2018年のこの日、アリババが運営する中国最大のECサイト「Tmall」にて、電子美容機器部門で、販売実績・売上シェア共に3年連続1位を獲得。さらに、「1日の売上が1億人民元(日本円で約15億円)を超えたブランド」に、美顔器カテゴリで唯一日本企業でランクインした企業がある。41年前に設立された、東証一部上場企業のヤーマンである。
同社は、2015年に中国へ進出。現在日本のみならず、アジア圏やアメリカを中心に8カ国でも販売をしており、マーケットではしばしば“インバウンド関連銘柄”としても注目を集める。
大学卒業後ヤーマンに入社し、1999年から社長を務める山﨑貴三代。社長就任から10年後の2009年にJASDAQ上場を果たした。上場以来、連結売上高は約1.4倍、営業利益は約3.4倍に伸長した。同社の躍進に寄与した山﨑の決断と世界への挑戦に迫る。
──ヤーマンはもともと半導体の検査装置などの先端電子の開発や業務用エステ機器メーカーとして展開してきました。そんな中、山﨑さんが社長に就任してから、家庭用美容機器へと裾野を広げました。
はい。それまでは業務用機器メーカーとしてBtoBビジネスが基本でしたが、自分たちのブランドを直接エンドユーザーに売るという、B to BからB to Cへの転換をしました。さらに100%自身のブランドの想いを伝えるためには、卸売だけではなく自分たちで直販することも必要だと感じたのです。
──決断のきっかけは?
当社が持っていた日本初の体脂肪計の特許を他社へ譲渡したときです。OEMといった影の立場ではなく自分のブランドとして存在感を出せるメーカーにならなければ、今後企業として成長していけないと感じたのです。私自身の、人任せにすることが好きではない、自ら決断・行動するという性格も要因としてあります。

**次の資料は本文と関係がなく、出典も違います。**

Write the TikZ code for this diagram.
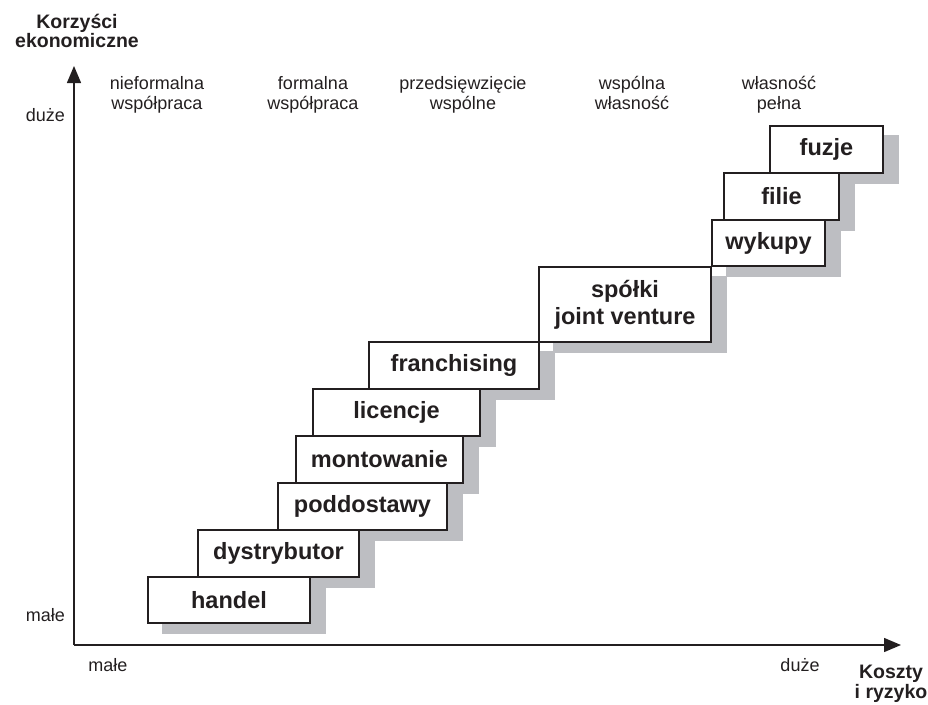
\documentclass[tikz,border=0pt]{standalone}
\usepackage{fontspec}
\setmainfont{Liberation Sans}
\usetikzlibrary{arrows.meta,backgrounds}
\definecolor{ink}{RGB}{35,31,32}
\definecolor{shadowgray}{RGB}{189,190,194}
\tikzset{
  stepbox/.style={draw=ink, line width=1.4pt, fill=white, inner sep=0pt,
    font=\fontsize{23.5}{27}\selectfont\bfseries, text=ink, align=center},
  axis/.style={draw=ink, line width=1.4pt, -{Triangle[length=17pt,width=14pt]}},
  lbl/.style={font=\fontsize{18}{20.5}\selectfont, text=ink, align=center, inner sep=0pt},
  colhead/.style={lbl, text depth=0pt, anchor=south},
  title/.style={font=\fontsize{19.5}{19.5}\selectfont\bfseries, text=ink, align=center, inner sep=0pt},
}
% a box given by left, top, right, bottom (y grows downward)
\newcommand{\stepnode}[6]{%
  \node[stepbox, minimum width={#4-#2}, minimum height={#5-#3}]
    (#1) at ({(#2+#4)/2},{(#3+#5)/2}) {#6};}
\begin{document}
\begin{tikzpicture}[x=1pt, y=-1pt]
\useasboundingbox (0,0) rectangle (928,704);

% axes
\coordinate (o) at (74,645);
\coordinate (ytip) at (74,66);
\coordinate (xtip) at (901,645);
\draw[axis] (o) -- (ytip);
\draw[axis] (o) -- (xtip);

% axis titles and scale words
\node[title] (ytitle) at (77,31) {Korzyści\\ekonomiczne};
\node[title] (xtitle) at (891,684) {Koszty\\i ryzyko};
\node[lbl, anchor=east] (yhigh) at (65,115) {duże};
\node[lbl, anchor=east] (ylow) at (65,615) {małe};
\node[lbl] (xlow) at (108,665) {małe};
\node[lbl] (xhigh) at (800,665) {duże};

% forms of cooperation
\node[colhead] (c1) at (157,110) {nieformalna\\współpraca};
\node[colhead] (c2) at (313,110) {formalna\\współpraca};
\node[colhead] (c3) at (463,110) {przedsięwzięcie\\wspólne};
\node[colhead] (c4) at (632,110) {wspólna\\własność};
\node[colhead] (c5) at (779,110) {własność\\pełna};

% the staircase of boxes
\stepnode{handel}{148}{577}{310}{623}{handel}
\stepnode{dystr}{198}{530}{359}{577}{dystrybutor}
\stepnode{podd}{278}{483}{447}{530}{poddostawy}
\stepnode{mont}{296}{436}{463}{483}{montowanie}
\stepnode{lic}{313}{389}{480}{436}{licencje}
\stepnode{fran}{369}{342}{539}{389}{franchising}
\stepnode{jv}{539}{267}{711}{342}{spółki\\joint venture}
\stepnode{wyk}{712}{220}{825}{266}{wykupy}
\stepnode{fil}{724}{173}{839}{220}{filie}
\stepnode{fuz}{770}{126}{883}{173}{fuzje}

% shadows behind every box
\begin{scope}[on background layer]
  \foreach \b in {handel,dystr,podd,mont,lic,fran,jv,wyk,fil,fuz}
    \fill[shadowgray] ([shift={(15,10)}]\b.north west) rectangle ([shift={(15,10)}]\b.south east);
\end{scope}
\end{tikzpicture}
\end{document}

──B to Cへの転換を決断する中で、家庭用美容機器の市場はどのように捉えていたのですか?
美容家電はグローバルブランドに成長できる分野だと考えました。かつてのソニーのように海外に出て認められる日本のメーカーがもっとあるべきだと感じており、化粧品市場はすでにグローバル競争が激しい反面、美容家電市場となるとまだ世界でもNo.1と呼ばれるブランドはないので、当社が世界一のブランドになれる可能性があります。